Most futures traders who form an LLC do so for two reasons: liability protection and the ability to deduct business expenses. If you're running automated strategies through TradingView webhook automation, your software subscriptions, VPS costs, and data feeds become legitimate business expenses under an LLC structure.
The LLC itself doesn't change how Section 1256 contracts are taxed. Futures contracts still receive the 60/40 tax treatment regardless of entity structure. Sixty percent of gains are taxed at the long-term capital gains rate (currently 15-20%), and forty percent at your ordinary income rate. That's a built-in tax advantage futures traders get that equity traders don't.
Formation is straightforward. File articles of organization with your state, get an EIN from the IRS, open a business bank account, and keep your trading and personal finances separate. Total cost typically runs $50-$500 depending on your state.
An S-corp isn't actually a separate type of entity. It's a tax election that an LLC or corporation makes with the IRS by filing Form 2553. When your trading entity elects S-corp status, you split your trading income into two categories: a reasonable salary (subject to payroll taxes) and distributions (not subject to self-employment tax).
S-Corp Election: An IRS tax designation (filed via Form 2553) that allows a qualifying LLC or corporation to pass income to its owner while splitting it between salary and distributions. The distribution portion avoids the 15.3% self-employment tax.
Here's the thing about the S-corp for traders: the math only works in your favor when your trading income is high enough that the self-employment tax savings exceed the added administrative costs. Running an S-corp means processing payroll (even if you're the only employee), filing a separate Form 1120-S, issuing yourself a W-2, and often hiring a CPA or payroll service to handle all of it.

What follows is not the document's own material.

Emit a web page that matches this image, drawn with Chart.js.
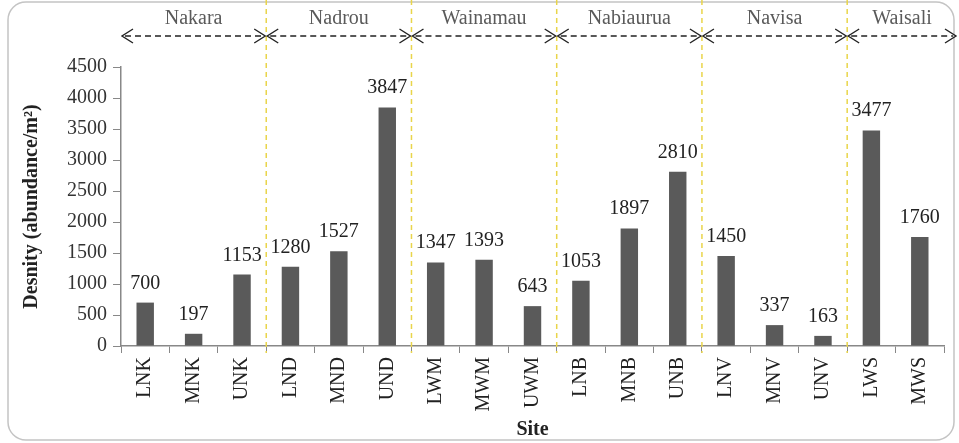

The IRS requires that you pay yourself a "reasonable salary" before taking distributions. For an S-corp trader, this salary needs to reflect what someone doing your work would earn. The IRS has scrutinized S-corp owners who pay themselves suspiciously low salaries to avoid payroll taxes. There's no fixed number, but most CPAs who work with traders suggest a salary of at least $40,000-$60,000 for a full-time automated futures trader.
The primary tax difference between an LLC and an S-corp for futures traders comes down to how self-employment tax applies to your trading income. Both entities pass income through to your personal return, and both preserve the Section 1256 60/40 tax treatment on regulated futures contracts.
Section 1256 Contracts: IRS designation covering regulated futures contracts, among other instruments, that receive automatic 60% long-term / 40% short-term capital gains treatment regardless of actual holding period. This applies whether you trade through an LLC, S-corp, or sole proprietorship.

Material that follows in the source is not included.